> [TASK INSTRUCTIONS]:
Pictures stay out of the copy; restate everything else in the material exactly.

· · ·

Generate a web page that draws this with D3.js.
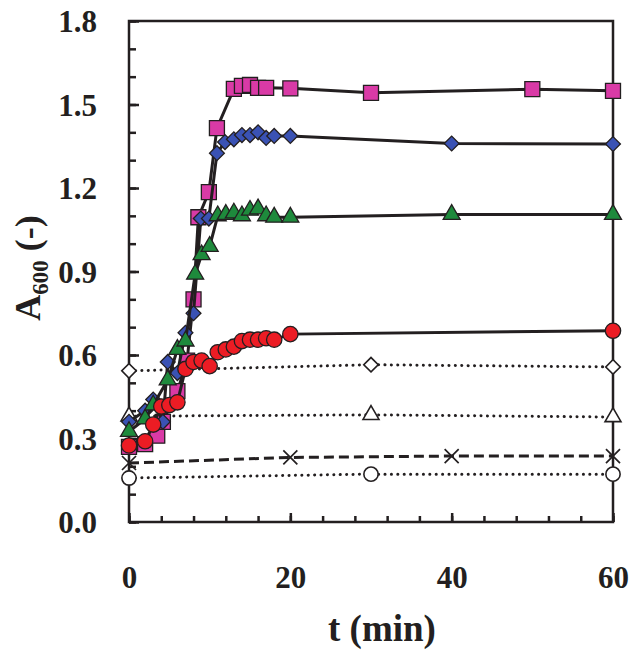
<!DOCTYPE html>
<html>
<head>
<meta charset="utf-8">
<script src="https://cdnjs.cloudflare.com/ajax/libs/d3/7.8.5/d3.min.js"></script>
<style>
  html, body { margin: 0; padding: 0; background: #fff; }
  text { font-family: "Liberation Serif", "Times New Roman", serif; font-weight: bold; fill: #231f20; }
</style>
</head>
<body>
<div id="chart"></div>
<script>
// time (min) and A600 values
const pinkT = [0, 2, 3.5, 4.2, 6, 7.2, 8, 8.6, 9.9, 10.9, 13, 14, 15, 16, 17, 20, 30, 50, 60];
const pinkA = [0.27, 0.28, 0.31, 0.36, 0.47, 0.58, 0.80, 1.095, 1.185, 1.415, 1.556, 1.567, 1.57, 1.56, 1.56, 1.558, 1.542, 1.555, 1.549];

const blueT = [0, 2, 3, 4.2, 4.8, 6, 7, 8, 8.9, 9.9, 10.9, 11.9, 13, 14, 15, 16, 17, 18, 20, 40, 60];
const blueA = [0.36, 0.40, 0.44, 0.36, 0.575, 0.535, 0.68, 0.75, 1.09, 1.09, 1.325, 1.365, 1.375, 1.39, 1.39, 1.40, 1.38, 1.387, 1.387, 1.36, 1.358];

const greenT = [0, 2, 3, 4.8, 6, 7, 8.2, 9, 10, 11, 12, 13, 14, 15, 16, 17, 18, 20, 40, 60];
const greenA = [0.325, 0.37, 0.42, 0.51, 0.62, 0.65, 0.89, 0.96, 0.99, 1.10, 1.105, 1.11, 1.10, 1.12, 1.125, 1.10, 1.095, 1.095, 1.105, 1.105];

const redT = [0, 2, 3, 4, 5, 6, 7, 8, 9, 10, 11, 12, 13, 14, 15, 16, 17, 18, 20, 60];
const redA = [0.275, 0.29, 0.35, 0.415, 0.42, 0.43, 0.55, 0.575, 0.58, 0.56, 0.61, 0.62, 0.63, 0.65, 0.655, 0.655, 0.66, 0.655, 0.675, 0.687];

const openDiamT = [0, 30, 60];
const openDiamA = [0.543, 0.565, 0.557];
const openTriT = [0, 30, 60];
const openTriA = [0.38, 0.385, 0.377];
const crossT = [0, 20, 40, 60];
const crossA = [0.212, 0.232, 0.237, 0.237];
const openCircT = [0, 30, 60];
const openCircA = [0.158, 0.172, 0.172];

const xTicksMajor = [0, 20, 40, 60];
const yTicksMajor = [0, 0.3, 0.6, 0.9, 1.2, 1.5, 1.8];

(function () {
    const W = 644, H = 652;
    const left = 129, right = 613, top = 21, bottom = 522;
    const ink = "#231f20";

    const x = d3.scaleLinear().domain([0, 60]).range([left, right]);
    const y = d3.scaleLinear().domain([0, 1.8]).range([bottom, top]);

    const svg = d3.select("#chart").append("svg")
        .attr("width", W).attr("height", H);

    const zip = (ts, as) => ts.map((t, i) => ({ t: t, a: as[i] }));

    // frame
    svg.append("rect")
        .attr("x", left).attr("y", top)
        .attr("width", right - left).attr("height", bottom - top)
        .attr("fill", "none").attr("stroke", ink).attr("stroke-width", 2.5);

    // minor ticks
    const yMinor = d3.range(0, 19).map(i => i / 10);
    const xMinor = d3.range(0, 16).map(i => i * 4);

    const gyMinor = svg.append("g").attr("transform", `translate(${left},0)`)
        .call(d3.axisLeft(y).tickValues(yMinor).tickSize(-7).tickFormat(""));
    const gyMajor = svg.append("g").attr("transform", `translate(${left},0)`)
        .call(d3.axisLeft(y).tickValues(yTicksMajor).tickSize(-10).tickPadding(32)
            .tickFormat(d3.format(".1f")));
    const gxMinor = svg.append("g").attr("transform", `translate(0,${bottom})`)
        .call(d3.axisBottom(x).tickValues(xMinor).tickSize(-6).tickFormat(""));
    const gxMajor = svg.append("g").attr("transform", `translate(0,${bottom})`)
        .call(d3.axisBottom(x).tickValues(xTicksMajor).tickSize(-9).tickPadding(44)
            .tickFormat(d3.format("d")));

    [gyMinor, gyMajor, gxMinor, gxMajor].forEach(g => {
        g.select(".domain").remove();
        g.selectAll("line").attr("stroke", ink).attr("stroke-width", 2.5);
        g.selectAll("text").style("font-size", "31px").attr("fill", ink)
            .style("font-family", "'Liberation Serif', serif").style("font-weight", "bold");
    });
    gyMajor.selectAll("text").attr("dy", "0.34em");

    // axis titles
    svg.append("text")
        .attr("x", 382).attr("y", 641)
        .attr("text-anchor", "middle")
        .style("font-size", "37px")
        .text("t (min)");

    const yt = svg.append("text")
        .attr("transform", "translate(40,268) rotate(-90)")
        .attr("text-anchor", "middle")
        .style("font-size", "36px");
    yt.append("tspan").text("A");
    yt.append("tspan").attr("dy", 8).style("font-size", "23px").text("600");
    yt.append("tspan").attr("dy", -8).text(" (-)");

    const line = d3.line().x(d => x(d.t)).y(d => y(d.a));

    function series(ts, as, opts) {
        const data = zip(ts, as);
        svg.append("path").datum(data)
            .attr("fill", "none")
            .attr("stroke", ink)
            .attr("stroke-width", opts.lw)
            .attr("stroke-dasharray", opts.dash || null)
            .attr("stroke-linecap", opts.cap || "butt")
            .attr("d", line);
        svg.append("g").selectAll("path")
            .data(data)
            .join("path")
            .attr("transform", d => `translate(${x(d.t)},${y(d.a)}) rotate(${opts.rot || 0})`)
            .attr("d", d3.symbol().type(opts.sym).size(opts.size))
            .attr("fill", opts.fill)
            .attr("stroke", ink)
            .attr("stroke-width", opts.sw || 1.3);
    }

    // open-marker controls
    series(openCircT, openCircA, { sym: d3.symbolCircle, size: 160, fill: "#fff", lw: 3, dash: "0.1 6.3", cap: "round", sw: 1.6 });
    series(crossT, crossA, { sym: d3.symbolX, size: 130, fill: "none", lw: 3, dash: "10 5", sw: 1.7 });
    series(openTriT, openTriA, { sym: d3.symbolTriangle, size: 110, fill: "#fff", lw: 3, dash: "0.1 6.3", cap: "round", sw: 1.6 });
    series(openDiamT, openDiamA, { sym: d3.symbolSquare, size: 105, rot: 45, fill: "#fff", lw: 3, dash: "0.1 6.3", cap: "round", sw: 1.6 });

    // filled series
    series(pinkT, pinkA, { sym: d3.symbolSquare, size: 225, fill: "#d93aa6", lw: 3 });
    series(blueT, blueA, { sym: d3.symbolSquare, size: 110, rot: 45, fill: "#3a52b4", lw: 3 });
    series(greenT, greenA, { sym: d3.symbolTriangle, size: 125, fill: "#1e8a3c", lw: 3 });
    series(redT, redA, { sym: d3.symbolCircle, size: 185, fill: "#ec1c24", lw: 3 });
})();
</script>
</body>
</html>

· · ·

> [COMPLETED TASK]:
Generate a web page that draws this with D3.js.
<!DOCTYPE html>
<html>
<head>
<meta charset="utf-8">
<script src="https://cdnjs.cloudflare.com/ajax/libs/d3/7.8.5/d3.min.js"></script>
<style>
  html, body { margin: 0; padding: 0; background: #fff; }
  text { font-family: "Liberation Serif", "Times New Roman", serif; font-weight: bold; fill: #231f20; }
</style>
</head>
<body>
<div id="chart"></div>
<script>
// time (min) and A600 values
const pinkT = [0, 2, 3.5, 4.2, 6, 7.2, 8, 8.6, 9.9, 10.9, 13, 14, 15, 16, 17, 20, 30, 50, 60];
const pinkA = [0.27, 0.28, 0.31, 0.36, 0.47, 0.58, 0.80, 1.095, 1.185, 1.415, 1.556, 1.567, 1.57, 1.56, 1.56, 1.558, 1.542, 1.555, 1.549];

const blueT = [0, 2, 3, 4.2, 4.8, 6, 7, 8, 8.9, 9.9, 10.9, 11.9, 13, 14, 15, 16, 17, 18, 20, 40, 60];
const blueA = [0.36, 0.40, 0.44, 0.36, 0.575, 0.535, 0.68, 0.75, 1.09, 1.09, 1.325, 1.365, 1.375, 1.39, 1.39, 1.40, 1.38, 1.387, 1.387, 1.36, 1.358];

const greenT = [0, 2, 3, 4.8, 6, 7, 8.2, 9, 10, 11, 12, 13, 14, 15, 16, 17, 18, 20, 40, 60];
const greenA = [0.325, 0.37, 0.42, 0.51, 0.62, 0.65, 0.89, 0.96, 0.99, 1.10, 1.105, 1.11, 1.10, 1.12, 1.125, 1.10, 1.095, 1.095, 1.105, 1.105];

const redT = [0, 2, 3, 4, 5, 6, 7, 8, 9, 10, 11, 12, 13, 14, 15, 16, 17, 18, 20, 60];
const redA = [0.275, 0.29, 0.35, 0.415, 0.42, 0.43, 0.55, 0.575, 0.58, 0.56, 0.61, 0.62, 0.63, 0.65, 0.655, 0.655, 0.66, 0.655, 0.675, 0.687];

const openDiamT = [0, 30, 60];
const openDiamA = [0.543, 0.565, 0.557];
const openTriT = [0, 30, 60];
const openTriA = [0.38, 0.385, 0.377];
const crossT = [0, 20, 40, 60];
const crossA = [0.212, 0.232, 0.237, 0.237];
const openCircT = [0, 30, 60];
const openCircA = [0.158, 0.172, 0.172];

const xTicksMajor = [0, 20, 40, 60];
const yTicksMajor = [0, 0.3, 0.6, 0.9, 1.2, 1.5, 1.8];

(function () {
    const W = 644, H = 652;
    const left = 129, right = 613, top = 21, bottom = 522;
    const ink = "#231f20";

    const x = d3.scaleLinear().domain([0, 60]).range([left, right]);
    const y = d3.scaleLinear().domain([0, 1.8]).range([bottom, top]);

    const svg = d3.select("#chart").append("svg")
        .attr("width", W).attr("height", H);

    const zip = (ts, as) => ts.map((t, i) => ({ t: t, a: as[i] }));

    // frame
    svg.append("rect")
        .attr("x", left).attr("y", top)
        .attr("width", right - left).attr("height", bottom - top)
        .attr("fill", "none").attr("stroke", ink).attr("stroke-width", 2.5);

    // minor ticks
    const yMinor = d3.range(0, 19).map(i => i / 10);
    const xMinor = d3.range(0, 16).map(i => i * 4);

    const gyMinor = svg.append("g").attr("transform", `translate(${left},0)`)
        .call(d3.axisLeft(y).tickValues(yMinor).tickSize(-7).tickFormat(""));
    const gyMajor = svg.append("g").attr("transform", `translate(${left},0)`)
        .call(d3.axisLeft(y).tickValues(yTicksMajor).tickSize(-10).tickPadding(32)
            .tickFormat(d3.format(".1f")));
    const gxMinor = svg.append("g").attr("transform", `translate(0,${bottom})`)
        .call(d3.axisBottom(x).tickValues(xMinor).tickSize(-6).tickFormat(""));
    const gxMajor = svg.append("g").attr("transform", `translate(0,${bottom})`)
        .call(d3.axisBottom(x).tickValues(xTicksMajor).tickSize(-9).tickPadding(44)
            .tickFormat(d3.format("d")));

    [gyMinor, gyMajor, gxMinor, gxMajor].forEach(g => {
        g.select(".domain").remove();
        g.selectAll("line").attr("stroke", ink).attr("stroke-width", 2.5);
        g.selectAll("text").style("font-size", "31px").attr("fill", ink)
            .style("font-family", "'Liberation Serif', serif").style("font-weight", "bold");
    });
    gyMajor.selectAll("text").attr("dy", "0.34em");

    // axis titles
    svg.append("text")
        .attr("x", 382).attr("y", 641)
        .attr("text-anchor", "middle")
        .style("font-size", "37px")
        .text("t (min)");

    const yt = svg.append("text")
        .attr("transform", "translate(40,268) rotate(-90)")
        .attr("text-anchor", "middle")
        .style("font-size", "36px");
    yt.append("tspan").text("A");
    yt.append("tspan").attr("dy", 8).style("font-size", "23px").text("600");
    yt.append("tspan").attr("dy", -8).text(" (-)");

    const line = d3.line().x(d => x(d.t)).y(d => y(d.a));

    function series(ts, as, opts) {
        const data = zip(ts, as);
        svg.append("path").datum(data)
            .attr("fill", "none")
            .attr("stroke", ink)
            .attr("stroke-width", opts.lw)
            .attr("stroke-dasharray", opts.dash || null)
            .attr("stroke-linecap", opts.cap || "butt")
            .attr("d", line);
        svg.append("g").selectAll("path")
            .data(data)
            .join("path")
            .attr("transform", d => `translate(${x(d.t)},${y(d.a)}) rotate(${opts.rot || 0})`)
            .attr("d", d3.symbol().type(opts.sym).size(opts.size))
            .attr("fill", opts.fill)
            .attr("stroke", ink)
            .attr("stroke-width", opts.sw || 1.3);
    }

    // open-marker controls
    series(openCircT, openCircA, { sym: d3.symbolCircle, size: 160, fill: "#fff", lw: 3, dash: "0.1 6.3", cap: "round", sw: 1.6 });
    series(crossT, crossA, { sym: d3.symbolX, size: 130, fill: "none", lw: 3, dash: "10 5", sw: 1.7 });
    series(openTriT, openTriA, { sym: d3.symbolTriangle, size: 110, fill: "#fff", lw: 3, dash: "0.1 6.3", cap: "round", sw: 1.6 });
    series(openDiamT, openDiamA, { sym: d3.symbolSquare, size: 105, rot: 45, fill: "#fff", lw: 3, dash: "0.1 6.3", cap: "round", sw: 1.6 });

    // filled series
    series(pinkT, pinkA, { sym: d3.symbolSquare, size: 225, fill: "#d93aa6", lw: 3 });
    series(blueT, blueA, { sym: d3.symbolSquare, size: 110, rot: 45, fill: "#3a52b4", lw: 3 });
    series(greenT, greenA, { sym: d3.symbolTriangle, size: 125, fill: "#1e8a3c", lw: 3 });
    series(redT, redA, { sym: d3.symbolCircle, size: 185, fill: "#ec1c24", lw: 3 });
})();
</script>
</body>
</html>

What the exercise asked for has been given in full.